Now an enterprising attorney has filed a class-action suit against the former president -- and publisher Simon and Shuster -- that can only be seen as an ideologically-driven nuisance lawsuit.
From Tablet:
Yesterday, a class action (download here) was filed in Manhattan federal court accusing Jimmy Carter and Simon & Schuster of consumer fraud for the former president’s 2006 book, Palestine Peace Not Apartheid. It alleges that the author and publisher marketed the book as a totally factual account of the Israeli-Palestinian conflict, in part based on the credibility of a former president and key character in the history, but that the book actually contains “demonstrable falsehoods, omissions, and knowing misrepresentations designed to promote Carter’s agenda of anti-Israel propaganda.”
Tablet's Marc Tracy indulges in some understatement when he writes, "the allegations in the suit remind me most of the debate you and your family likely have every year at Seder. It’s a legitimate debate, but probably not one most successfully or productively litigated in court."
Simon & Schuster, the case alleges, has refused to issue corrections despite “irrefutable proof” that key reporting in the book, which is extremely unpopular with many pro-Israel groups, does not tell the truth about events such as the 1949 and 1967 ceasefires and the 2000 negotiations at Camp David. (The book was controversial when it was published in part because of the title’s deployment of the a-word, which has since become a much more accepted part of the discourse.)
In the heated debate over the Israel-Palestine conflict, there are two wholly separate sets of "facts" at play -- Jenin was or wasn't a massacre; the Palestinians walked away from a great offer at Camp David, or they didn't; either one or the other side has refused to negotiate in good faith -- and the gap between those narratives often drives intense animosity between the two camps.

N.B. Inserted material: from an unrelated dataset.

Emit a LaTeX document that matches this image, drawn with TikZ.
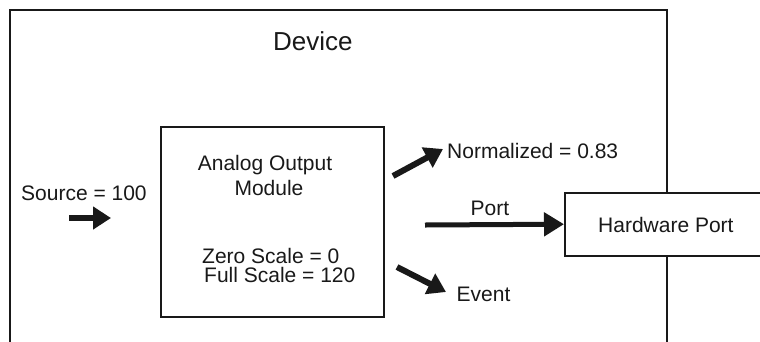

I can only conclude that the attorneys in this case have embraced the Status Quo Lobby's narratives so completely that they believe they are, in fact, objective truths that can be litigated in an American court. In other words, they believe their own side's spin -- and, let's be honest, both sides do it -- is God's own wisdom.
Back when the controversy about his book first hit, Carter told the Associated Press, "I have been called a liar, I have been called an anti-Semite [and] I have been called a bigot. I have been called a plagiarist. I have been called a coward. Those kind of accusations, they concern me, but they don't detract from the fact the book is accurate and is needed." He added, "Not one of the critics of my book has contradicted any of the basic premises -- that is the horrible persecution and oppression of the Palestinian people and secondly that the formula for finding peace in the Middle East already exists."

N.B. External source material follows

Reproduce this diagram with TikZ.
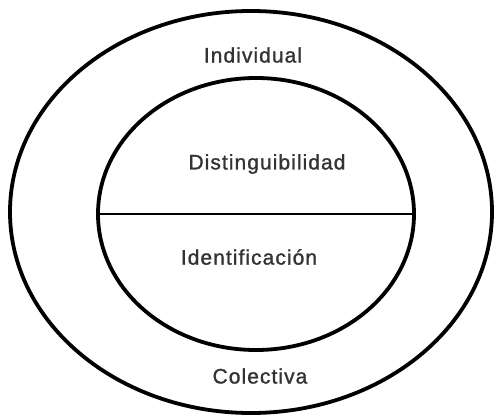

The vilification of the former president is ironic. Rabbi Michael Lerner, one of the few voices in the Jewish community who supported Carter, called him "the best friend the Jews ever had as president of the United States."
Carter does not claim that Israel is an apartheid state. What he does claim is that the West Bank will be a de facto apartheid situation if the current dynamics represented by the construction of the wall, by the passage of discriminatory legislation and by the inclusion of racists in the leadership -- most recently that of pro-ethnic cleansing Israeli Cabinet member Avigdor Lieberman -- continue. The only way to avoid Israel turning into an apartheid state is a genuine peace accord.Obviously, if the plaintiffs were to prevail, it'd set a horrible precedent. Publishers would have every reason to avoid offering controversial content for fear of litigation, and the chilling effect on our discourse would be significant.
But that's the point -- to muzzle criticism of the Israeli government's policies -- to make such discussion appear beyond the pale.